The reason I am highlighting these two particular passes is that they have a common element. They were deep balls that did not have enough air under them; they were thrown too flat. The throw to Smith was long and to Nicks was short, but both were thrown with not enough arc for deep balls. In both cases, if the ball had been thrown a little higher, the WRs would have been able to run under them and catch a TD. As I described above, this could come from not getting his weight down on his plant foot, bending his knees and exploding into the throw. His weight is only half back, the throwing shoulder doesn't come down enough, the nose of the ball stays just a little down and you don't get enough elevation on the throw. We'll see.

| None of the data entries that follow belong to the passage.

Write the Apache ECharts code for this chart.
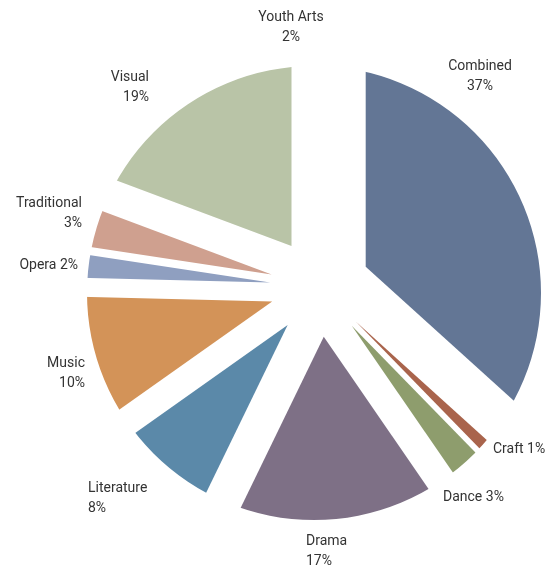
<!DOCTYPE html>
<html>
<head>
<meta charset="utf-8">
<script src="https://cdn.jsdelivr.net/npm/echarts@6/dist/echarts.min.js"></script>
<style>
html,body{margin:0;padding:0;background:#fff;}
#chart{width:552px;height:566px;}
</style>
</head>
<body>
<div id="chart"></div>
<script>
// ---- data ----
const categories = ['Combined', 'Craft', 'Dance', 'Drama', 'Literature', 'Music', 'Opera', 'Traditional', 'Visual', 'Youth Arts'];
// slice shares as drawn (angles measured in the picture)
const shares = [36.7, 1.0, 2.7, 16.8, 8.0, 10.2, 2.0, 3.3, 19.3, 0];
// percentages printed on the labels
const labelPercents = [37, 1, 3, 17, 8, 10, 2, 3, 19, 2];

// ---- styles ----
const colors = ['#637695', '#a9644c', '#8e9d6d', '#7e7086', '#5b89a9', '#d39358', '#8f9fc0', '#cfa08f', '#b9c4a7', '#ffffff'];
const singleLine = {'Craft': true, 'Dance': true, 'Opera': true};
const labelPlace = {
  'Combined':    {x: 480, y: 76,  align: 'center'},
  'Craft':       {x: 493, y: 449, align: 'left'},
  'Dance':       {x: 443, y: 497, align: 'left'},
  'Drama':       {x: 306, y: 551, align: 'left'},
  'Literature':  {x: 88,  y: 498, align: 'left'},
  'Music':       {x: 85,  y: 373, align: 'right'},
  'Opera':       {x: 78,  y: 265, align: 'right'},
  'Traditional': {x: 82,  y: 213, align: 'right'},
  'Visual':      {x: 149, y: 87,  align: 'right'},
  'Youth Arts':  {x: 291, y: 27,  align: 'center'}
};

const sliceData = categories.map((c, i) => ({
  name: c,
  value: shares[i],
  selected: true,
  itemStyle: {color: colors[i]},
  select: {itemStyle: {color: colors[i], borderWidth: 0}}
}));
const labelData = categories.map((c, i) => ({
  name: c,
  value: shares[i],
  pct: labelPercents[i]
}));

const chart = echarts.init(document.getElementById('chart'), null, {renderer: 'canvas'});
chart.setOption({
  animation: false,
  backgroundColor: '#ffffff',
  series: [
    {
      type: 'pie',
      z: 2,
      center: [320, 287],
      radius: [0, 300],
      startAngle: 90,
      clockwise: true,
      selectedMode: 'multiple',
      selectedOffset: 50,
      silent: true,
      emphasis: {disabled: true},
      label: {show: false},
      labelLine: {show: false},
      itemStyle: {borderWidth: 0},
      data: sliceData
    },
    {
      // white surround that trims the exploded slices to the pie outline
      type: 'pie',
      z: 5,
      center: [314, 293],
      radius: [227, 460],
      silent: true,
      emphasis: {disabled: true},
      label: {show: false},
      labelLine: {show: false},
      itemStyle: {color: '#ffffff', borderWidth: 0},
      data: [{value: 1, name: ''}]
    },
    {
      type: 'pie',
      z: 10,
      center: [320, 287],
      radius: [0, 227],
      startAngle: 90,
      clockwise: true,
      silent: true,
      avoidLabelOverlap: false,
      emphasis: {disabled: true},
      itemStyle: {color: 'rgba(0,0,0,0)', borderWidth: 0},
      labelLine: {show: false},
      label: {
        show: true,
        position: 'outside',
        fontFamily: 'Roboto',
        fontSize: 14,
        lineHeight: 20,
        color: '#333333',
        formatter: function (p) {
          const pct = labelPercents[p.dataIndex] + '%';
          return singleLine[p.name] ? p.name + ' ' + pct : p.name + '\n' + pct;
        }
      },
      labelLayout: function (p) {
        const pl = labelPlace[categories[p.dataIndex]];
        return {x: pl.x, y: pl.y, align: pl.align, verticalAlign: 'middle'};
      },
      data: labelData
    }
  ]
});
</script>
</body>
</html>
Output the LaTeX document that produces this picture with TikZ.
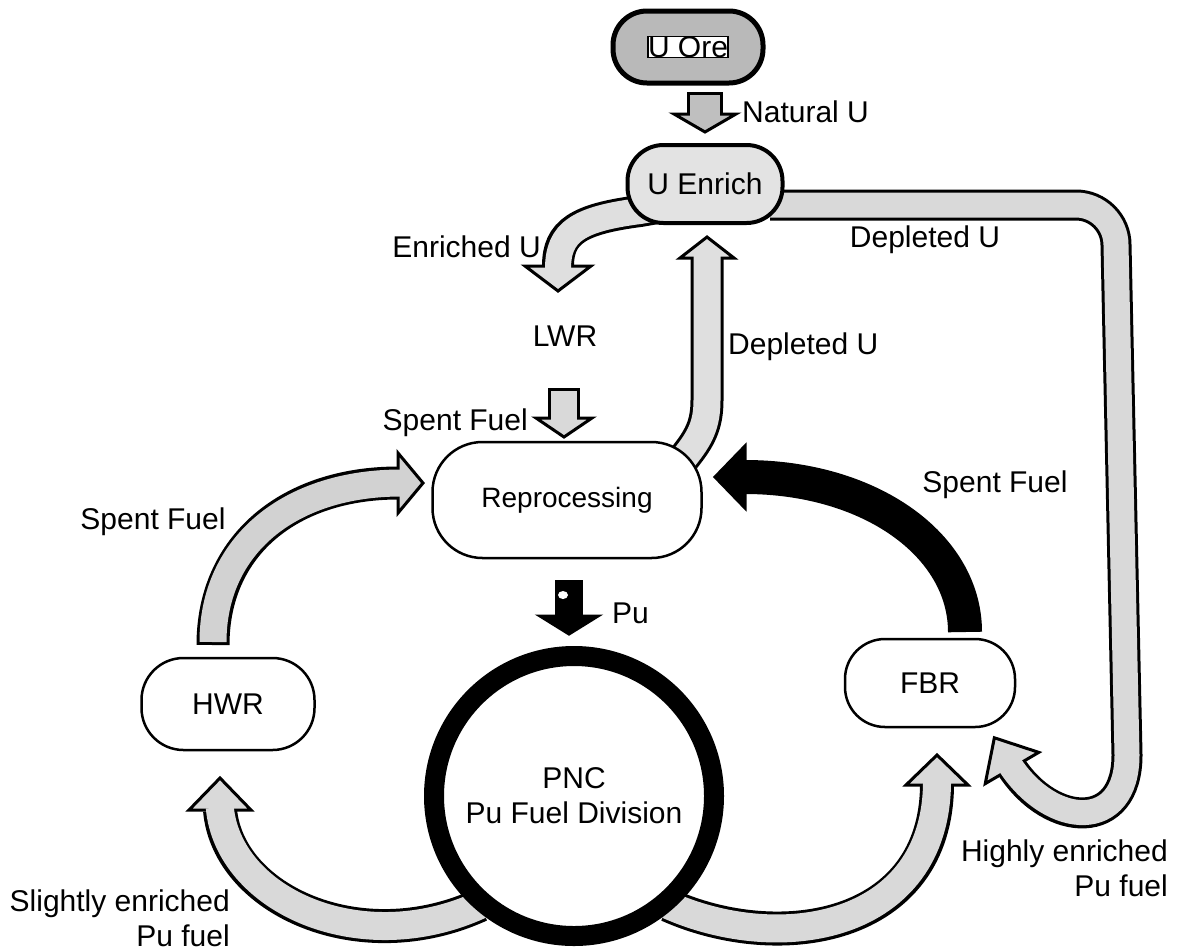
\documentclass[tikz,border=0pt]{standalone}
\usepackage{fontspec}
\setmainfont{Liberation Sans}
\usetikzlibrary{backgrounds}
\newcommand\bhead[6]{%
  \begin{scope}[shift={(#1,#2)}, rotate=#3]
    \filldraw[fill=#6, draw=black, line width=3pt, line join=miter] (0,-#4/2) -- (#5,0) -- (0,#4/2) -- cycle;
  \end{scope}}
\begin{document}
\begin{tikzpicture}[x=1pt,y=-1pt,
  txt/.style={font=\fontsize{30}{35}\selectfont, inner sep=0pt},
  pill/.style={draw, line width=2.5pt, fill=white, rounded corners=#1, font=\fontsize{30}{35}\selectfont},
  inner/.style={draw=#1, shorten >=-3pt},
  ]
\useasboundingbox (0,0) rectangle (1177,951);

% ---------- nodes ----------
\node[pill=34pt, line width=5pt, fill=gray!55, minimum width=150pt, minimum height=72pt] (uore) at (688,47) {};
\node[draw, line width=1.2pt, fill=white, inner sep=3pt, txt] (uoretxt) at (uore.center) {U Ore};
\node[pill=36pt, line width=4pt, fill=gray!22, minimum width=155pt, minimum height=78pt] (uenrich) at (705,184) {U Enrich};
\node[pill=50pt, minimum width=269pt, minimum height=116pt, font=\fontsize{28}{33}\selectfont] (repro) at (567,500) {Reprocessing};
\node[pill=42pt, minimum width=173pt, minimum height=92pt] (hwr) at (228,704) {HWR};
\node[pill=40pt, minimum width=170pt, minimum height=88pt] (fbr) at (930,683) {FBR};
\node[circle, draw, line width=20pt, fill=white, minimum size=280pt, align=center, txt] (pnc) at (574,796) {PNC\\Pu Fuel Division};

% ---------- labels ----------
\node[txt, anchor=west] (lnat) at (742,112) {Natural U};
\node[txt, anchor=east] (lenr) at (541,247) {Enriched U};
\node[txt] (llwr) at (565,336) {LWR};
\node[txt, anchor=east] (lsf1) at (528,423) {Spent Fuel};
\node[txt, anchor=west] (ldep1) at (728,347) {Depleted U};
\node[txt] (ldep2) at (925,240) {Depleted U};
\node[txt] (lsf2) at (153,522) {Spent Fuel};
\node[txt] (lsf3) at (995,485) {Spent Fuel};
\node[txt, anchor=west] (lpu) at (612,613) {Pu};
\node[txt, align=right, anchor=east] (lslight) at (230,918) {Slightly enriched\\Pu fuel};
\node[txt, align=right, anchor=east] (lhigh) at (1168,868) {Highly enriched\\Pu fuel};

% ---------- block arrows ----------
\begin{scope}[on background layer]
\fill[white] (0,0) rectangle (1177,951);
% named end points
\coordinate (natA) at (705,92);   \coordinate (natB) at (705,114);
\coordinate (enrA) at (680,204);  \coordinate (enrB) at (558,266);
\coordinate (lwrA) at (564,388);  \coordinate (lwrB) at (564,418);
\coordinate (depA) at (684,458);  \coordinate (depB) at (707,258);
\coordinate (puA) at (569,580);   \coordinate (puB) at (569,616);
\coordinate (hsA) at (213,645);   \coordinate (hsB) at (398,483);
\coordinate (fsA) at (965,632);   \coordinate (fsB) at (745,477);
\coordinate (blA) at (480,905);   \coordinate (blB) at (220,810);
\coordinate (brA) at (668,905);   \coordinate (brB) at (937,785);
\coordinate (barA) at (770,205);  \coordinate (barB) at (1012,768);

% Natural U
\draw[line width=36pt] (natA) -- (natB);
\bhead{705}{114}{270}{62}{18}{gray!50}
\draw[inner=gray!50, line width=30pt, shorten <=3pt] (natA) -- (natB);

% Enriched U
\draw[line width=32pt] (enrA) -- (640,211) .. controls (578,219) and (558,232) .. (enrB);
\bhead{558}{266}{270}{66}{25}{gray!25}
\draw[inner=gray!25, line width=26pt] (enrA) -- (640,211) .. controls (578,219) and (558,232) .. (enrB);

% LWR spent fuel
\draw[line width=32pt] (lwrA) -- (lwrB);
\bhead{564}{418}{270}{56}{19}{gray!30}
\draw[inner=gray!30, line width=26pt, shorten <=3pt] (lwrA) -- (lwrB);

% Depleted U (up)
\draw[line width=33pt] (depA) .. controls (700,438) and (707,425) .. (707,400) -- (depB);
\bhead{707}{258}{90}{54}{21}{gray!25}
\draw[inner=gray!25, line width=27pt] (depA) .. controls (700,438) and (707,425) .. (707,400) -- (depB);

% Pu
\draw[line width=28pt] (puA) -- (puB);
\bhead{569}{616}{270}{58}{18}{black}
\fill[white] (563,595) ellipse (5 and 4);

% HWR spent fuel
\draw[line width=33pt] (hsA) .. controls (213,545) and (290,483) .. (hsB);
\bhead{398}{483}{0}{60}{25}{gray!35}
\draw[inner=gray!35, line width=27pt, shorten <=3pt] (hsA) .. controls (213,545) and (290,483) .. (hsB);

% FBR spent fuel (black)
\draw[line width=34pt] (fsA) .. controls (965,545) and (870,477) .. (fsB);
\bhead{745}{477}{180}{62}{30}{black}

% PNC -> HWR
\draw[line width=34pt] (blA) .. controls (360,960) and (228,900) .. (blB);
\bhead{220}{810}{90}{62}{32}{gray!30}
\draw[inner=gray!30, line width=28pt] (blA) .. controls (360,960) and (228,900) .. (blB);

% PNC -> FBR
\draw[line width=34pt] (brA) .. controls (780,955) and (936,930) .. (brB);
\bhead{937}{785}{90}{62}{30}{gray!30}
\draw[inner=gray!30, line width=28pt] (brA) .. controls (780,955) and (936,930) .. (brB);

% Depleted U bar U Enrich -> FBR
\draw[line width=31pt] (barA) -- (1076,205) .. controls (1098,205) and (1116,223) .. (1116,245) -- (1127,755) .. controls (1127,832) and (1052,828) .. (barB);
\bhead{1012}{768}{120.3}{62}{35}{gray!30}
\draw[inner=gray!30, line width=25pt] (barA) -- (1076,205) .. controls (1098,205) and (1116,223) .. (1116,245) -- (1127,755) .. controls (1127,832) and (1052,828) .. (barB);
\end{scope}
\end{tikzpicture}
\end{document}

The other factor could be the OL, which has been just a little off this year. They're not terrible, but they're definitely not affording Eli the time he had to throw in the past. They are better run blockers than they are pass blockers, but this year, it seems like both have declined just a little. It could be that the OL is slowing down just a bit or it could be that the entire league has caught up to the Giants play calls and their protection schemes. Either way, Eli has been under more pressure this year than in the past. If the Giants miss too many of these deep pass opportunities, the league will not respect the deep ball, will blitz more and be willing to gamble on keeping single coverage on the outside relying on the fact that the long balls will not hurt them. Eli has to hit on the long pass plays to make this work.

The offense is not as badly broken as the coaching is on the defensive side of the ball, where there are hosts of blown assignments, players are not lining up properly and they don't get the play call early enough to know what their assignments are on a particular play. This is stuff that can be rectified. I just don't have confidence in the DC to do it.